Similarly, Durkheim emphasised human sociality tracing human behaviour to group processes such as classification and meaning-making. (For more on this see A Theory of Fields by Fligstein & McAdam, especially Chapter 2). Social constructionists take this one step further, arguing that “cognitive structures come to reflect social conventions and the universal laws that modern societies define as underling them. For them, human cognition is a reflection of the surrounding social order”.
Power shapes economic conventions
Another set of social processes around power relations are also crucial. A related argument is that “the powerful devise policy institutions and business conventions to serve their own interests, framing those institutions and conventions as neutral and efficient”. Sociological research has further examined a range of related processes: how management factions shape strategy; how broader capitalist factions shaped corporate conventions and strategy (e.g. firm structures, types of strategy that are adopted); how coercion shapes economic scripts; and how alliances shape exchange patterns.
Conventions often have different meanings to different people and survive, in part, because people attach meaning to them (as well as other factors like network effects, structural inertia, etc)

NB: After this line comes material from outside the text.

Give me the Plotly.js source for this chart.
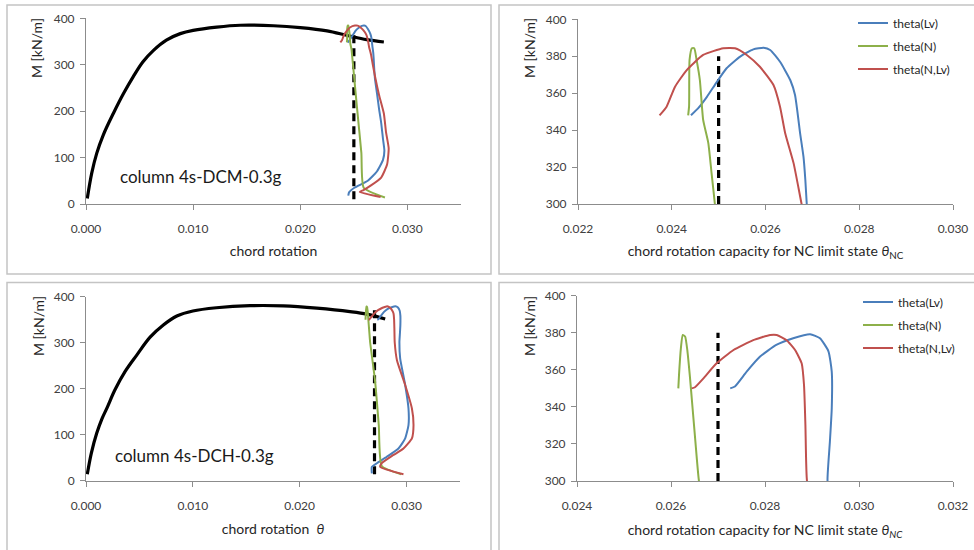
<!DOCTYPE html>
<html>
<head>
<meta charset="utf-8">
<script src="https://cdn.plot.ly/plotly-3.0.1.min.js"></script>
<style>html,body{margin:0;padding:0;background:#fff;}#chart{width:974px;height:550px;}</style>
</head>
<body>
<div id="chart"></div>
<script>
// ---------- DATA: top row (column 4s-DCM-0.3g) ----------
const curveTopX = [0.00012,0.00053,0.0010,0.0016,0.00255,0.0035,0.0044,0.0053,0.0063,0.0075,0.0088,0.0100,0.0122,0.0144,0.0175,0.0200,0.0225,0.0244,0.0262,0.0278];
const curveTopM = [12,66,109,148,195,238,274,306,331,353,367,374,381,385,384,380,373,363,354,349];

const lvTopX = [0.02441,0.02457,0.02475,0.02496,0.02517,0.02546,0.02574,0.02596,0.02610,0.02631,0.02653,0.02663,0.02674,0.02681,0.02685,0.02688,0.02697,0.02715,0.02735,0.02755,0.02772,0.02785,0.02772,0.02715,0.02630,0.02505,0.02455,0.02448];
const lvTopM = [348,352,358,366,373.5,379.8,383.7,384.6,383.4,377,367,359,338,325.6,313,300,270,240,205,175,140,115,95,70,50,35,25,18];

const nTopX = [0.02435,0.02437,0.02438,0.02443,0.02448,0.02453,0.02460,0.02467,0.02478,0.02485,0.02492,0.02530,0.02570,0.02592,0.02790];
const nTopM = [348,353,378,384.3,384.3,378,367,345.5,333,316.6,300,206,110,35,14];

const nlvTopX = [0.02374,0.02389,0.02407,0.02432,0.02467,0.02510,0.02535,0.02560,0.02588,0.02617,0.02631,0.02642,0.02660,0.02677,0.02700,0.02735,0.02780,0.02800,0.02825,0.02810,0.02755,0.02660,0.02590,0.02555,0.02750];
const nlvTopM = [348,352.7,363.5,372.5,380.7,384.3,384.3,380.7,374.3,364.4,352.7,338.3,322,300,272,235,195,155,120,85,57,40,30,26,15];

const limitTopX = [0.025,0.025];
const limitTopM1 = [10,365];
const limitTopM2 = [300,380];

// ---------- DATA: bottom row (column 4s-DCH-0.3g) ----------
const curveBotX = [0.00012,0.0005,0.0010,0.0015,0.0020,0.0027,0.00365,0.00475,0.0060,0.00724,0.0085,0.0100,0.0122,0.01535,0.01847,0.0216,0.0247,0.02628,0.0280];
const curveBotM = [14,60,103,135,160,197,237,273,312,338.5,358,369,376,380.5,380,375,367.5,362,351.5];

const lvBotX = [0.02726,0.02736,0.02761,0.02789,0.02824,0.02860,0.02896,0.02917,0.02935,0.02942,0.02942,0.02938,0.02933,0.02940,0.02987,0.03018,0.03018,0.02987,0.02924,0.02815,0.02722,0.02675,0.02675];
const lvBotM = [350,351,359,367,373.4,377,379.2,377,370,359,339,321,301,266,208,157,121,92,70,52,38,30,16];

const nBotX = [0.026156,0.02617,0.02621,0.02625,0.02630,0.02635,0.02640,0.02646,0.02652,0.02659,0.02706,0.02740,0.02768,0.02950];
const nBotM = [350,357,371.6,378.8,378,370,357,339,321,301,215,120,32,14];

const nlvBotX = [0.02644,0.02651,0.02669,0.02697,0.02733,0.02775,0.02811,0.02825,0.02846,0.02864,0.02878,0.02883,0.02886,0.02889,0.02910,0.02987,0.03050,0.03065,0.03050,0.02971,0.02878,0.02768,0.02753,0.02971];
const nlvBotM = [350,350.6,355.4,363.5,370.7,376,378.8,378.8,376,370.7,363.5,351.8,330,301,262,208,157,121,92,70,56,38,30,14];

const limitBotX = [0.027,0.027];
const limitBotM3 = [14,378];
const limitBotM4 = [300,380];

const seriesNames = ['theta(Lv)','theta(N)','theta(N,Lv)'];

// ---------- STYLE ----------
const FONT = 'Lato, "Open Sans", sans-serif';
const C_LV = '#4a7ebb', C_N = '#8db04a', C_NLV = '#c0504d';
const W = 974, H = 550;
const px = v => v / W;
const py = v => 1 - v / H;

function line(x, y, xa, ya, color, width, name, legend, show, dash, smooth) {
  return {x: x, y: y, xaxis: xa, yaxis: ya, type: 'scatter', mode: 'lines',
    line: {color: color, width: width, dash: dash || 'solid', shape: 'spline', smoothing: smooth || 0.5},
    name: name || ' ', showlegend: !!show, legend: legend || 'legend',
    legendgroup: (name || '') + (legend || ''), hoverinfo: 'skip'};
}

const data = [
  // panel 1
  line(curveTopX, curveTopM, 'x', 'y', '#000', 3.2, '', '', false, 'solid', 1),
  line(limitTopX, limitTopM1, 'x', 'y', '#000', 3.2, '', '', false, '8px,5px'),
  line(lvTopX, lvTopM, 'x', 'y', C_LV, 2),
  line(nTopX, nTopM, 'x', 'y', C_N, 2),
  line(nlvTopX, nlvTopM, 'x', 'y', C_NLV, 2),
  // panel 2
  line(limitTopX, limitTopM2, 'x2', 'y2', '#000', 3.2, '', '', false, '8px,5px'),
  line(lvTopX, lvTopM, 'x2', 'y2', C_LV, 2, seriesNames[0], 'legend', true),
  line(nTopX, nTopM, 'x2', 'y2', C_N, 2, seriesNames[1], 'legend', true),
  line(nlvTopX, nlvTopM, 'x2', 'y2', C_NLV, 2, seriesNames[2], 'legend', true),
  // panel 3
  line(curveBotX, curveBotM, 'x3', 'y3', '#000', 3.2, '', '', false, 'solid', 1),
  line(limitBotX, limitBotM3, 'x3', 'y3', '#000', 3.2, '', '', false, '8px,5px'),
  line(lvBotX, lvBotM, 'x3', 'y3', C_LV, 2),
  line(nBotX, nBotM, 'x3', 'y3', C_N, 2),
  line(nlvBotX, nlvBotM, 'x3', 'y3', C_NLV, 2),
  // panel 4
  line(limitBotX, limitBotM4, 'x4', 'y4', '#000', 3.2, '', '', false, '8px,5px'),
  line(lvBotX, lvBotM, 'x4', 'y4', C_LV, 2, seriesNames[0], 'legend2', true),
  line(nBotX, nBotM, 'x4', 'y4', C_N, 2, seriesNames[1], 'legend2', true),
  line(nlvBotX, nlvBotM, 'x4', 'y4', C_NLV, 2, seriesNames[2], 'legend2', true)
];

const axBase = {showgrid: false, zeroline: false, showline: true, linecolor: '#8c8c8c', linewidth: 1,
  ticks: 'outside', ticklen: 5, tickcolor: '#8c8c8c', fixedrange: true,
  tickfont: {family: FONT, size: 12, color: '#404040'}};
const titleFont = {family: FONT, size: 14, color: '#262626'};

function xa(domain, range, dtick, anchor, title, standoff) {
  return Object.assign({}, axBase, {domain: domain, range: range, dtick: dtick, tick0: 0,
    tickformat: '.3f', anchor: anchor, ticklabelstandoff: 9,
    title: {text: title, font: titleFont, standoff: standoff}});
}
function ya(domain, range, dtick, anchor) {
  return Object.assign({}, axBase, {domain: domain, range: range, dtick: dtick, anchor: anchor, ticklabelstandoff: 3});
}

const thetaNC1 = 'chord rotation capacity for NC limit state <i>θ</i><sub>NC</sub>';
const thetaNC2 = 'chord rotation capacity for NC limit state <i>θ</i><sub><i>NC</i></sub>';

function note(text, x, y, angle, font) {
  return {text: text, xref: 'paper', yref: 'paper', x: px(x), y: py(y), xanchor: 'center', yanchor: 'middle',
    textangle: angle, showarrow: false, font: font};
}

const layout = {
  width: W, height: H, margin: {l: 0, r: 0, t: 0, b: 0},
  paper_bgcolor: '#fff', plot_bgcolor: 'rgba(0,0,0,0)',
  font: {family: FONT, color: '#262626'},
  xaxis: xa([px(86), px(461)], [0, 0.035], 0.01, 'y', 'chord rotation', 10),
  yaxis: ya([py(204), py(18.3)], [0, 400], 100, 'x'),
  xaxis2: xa([px(578), px(953)], [0.022, 0.030], 0.002, 'y2', thetaNC1, 10),
  yaxis2: ya([py(204), py(19.3)], [300, 400], 20, 'x2'),
  xaxis3: xa([px(86), px(460)], [0, 0.035], 0.01, 'y3', 'chord rotation  <i>θ</i>', 12),
  yaxis3: ya([py(480.7), py(296.7)], [0, 400], 100, 'x3'),
  xaxis4: xa([px(577), px(953)], [0.024, 0.032], 0.002, 'y4', thetaNC2, 12),
  yaxis4: ya([py(481), py(295.7)], [300, 400], 20, 'x4'),
  legend: {x: px(853), y: py(8.5), xanchor: 'left', yanchor: 'top', bgcolor: 'rgba(0,0,0,0)',
    font: {family: FONT, size: 12, color: '#262626'}, tracegroupgap: 4, itemwidth: 30},
  legend2: {x: px(858), y: py(287.5), xanchor: 'left', yanchor: 'top', bgcolor: 'rgba(0,0,0,0)',
    font: {family: FONT, size: 12, color: '#262626'}, tracegroupgap: 4, itemwidth: 30},
  shapes: [
    {type: 'rect', xref: 'paper', yref: 'paper', x0: px(7), x1: px(491), y0: py(274), y1: py(5), line: {color: '#c4c4c4', width: 1.5}},
    {type: 'rect', xref: 'paper', yref: 'paper', x0: px(499), x1: px(990), y0: py(274), y1: py(5), line: {color: '#c4c4c4', width: 1.5}},
    {type: 'rect', xref: 'paper', yref: 'paper', x0: px(7), x1: px(491), y0: py(570), y1: py(282.5), line: {color: '#c4c4c4', width: 1.5}},
    {type: 'rect', xref: 'paper', yref: 'paper', x0: px(499), x1: px(990), y0: py(570), y1: py(282.5), line: {color: '#c4c4c4', width: 1.5}}
  ],
  annotations: [
    note('M [kN/m]', 36, 48, -90, titleFont),
    note('M [kN/m]', 529, 48, -90, titleFont),
    note('M [kN/m]', 38, 326, -90, titleFont),
    note('M [kN/m]', 529, 326, -90, titleFont),
    note('column 4s-DCM-0.3g', 201, 176, 0, {family: FONT, size: 17, color: '#1a1a1a'}),
    note('column 4s-DCH-0.3g', 194, 455, 0, {family: FONT, size: 17, color: '#1a1a1a'})
  ]
};

Plotly.newPlot('chart', data, layout, {displayModeBar: false, staticPlot: true});
</script>
</body>
</html>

Understandings of particular behaviours, such as cartels (discussed above), often vary widely and “even across rationalized societies”. Dobbin points to the importance of cosmologies, i.e. shared “frameworks for making sense of the world”, which for example specify causal relationships between “market mechanisms” and progress (or between market mechanism and emissions reduction).
Multiple capitalisms: past, present and possible future
A further central research finding is that there are multiple “sorts of capitalist economic systems, each with its own conventions and its own logic of rationality” (p. 16).
Attempt an illustrative example: economic modelling
It has become customary to demand or use economic modelling when promoting or opposing anything and everything ranging from public policies, infrastructure spending, to research programs. Over recent decades economic modelling has become a lucrative industry and modellers play related social roles such as in public policy processes. Rather than debate the substance and underlying principles of policies or projects there is often simply a demand to “show us the modelling” as if this is the ultimate judge of the merits of a policy or project. Some sociologists argue that institutions function to stabilise the situation of powerful actors vis-à-vis other less powerful actors. Consistent with this, critics like Richard Denniss argue that the increasing use of economic modelling favours industry and vested interests because they typically have the resources to commission detailed modelling.
In a sense it is obvious that such conventions are socially produced and maintained. But it does usefully illustrate the way such social conventions become institutionalised (e.g. in requirements for doing cost-benefit analyses, etc) and are rationalised, and the power issues highlighted by Denniss. Politicians often seek to demonstrate that they are above politics by publicly deploying economic modeling to justify policy decisions taken on other grounds. Other politicians can play this game the other way by criticising politicians for making policy decisions uninformed by economic modelling.
In essence a sociological perspective highlights the social construction of certain economic behaviours as rational or optimal. Similarly, Denniss highlights the development of social norms around economic modelling and seeks to spark greater critical debate about their rationality and optimality.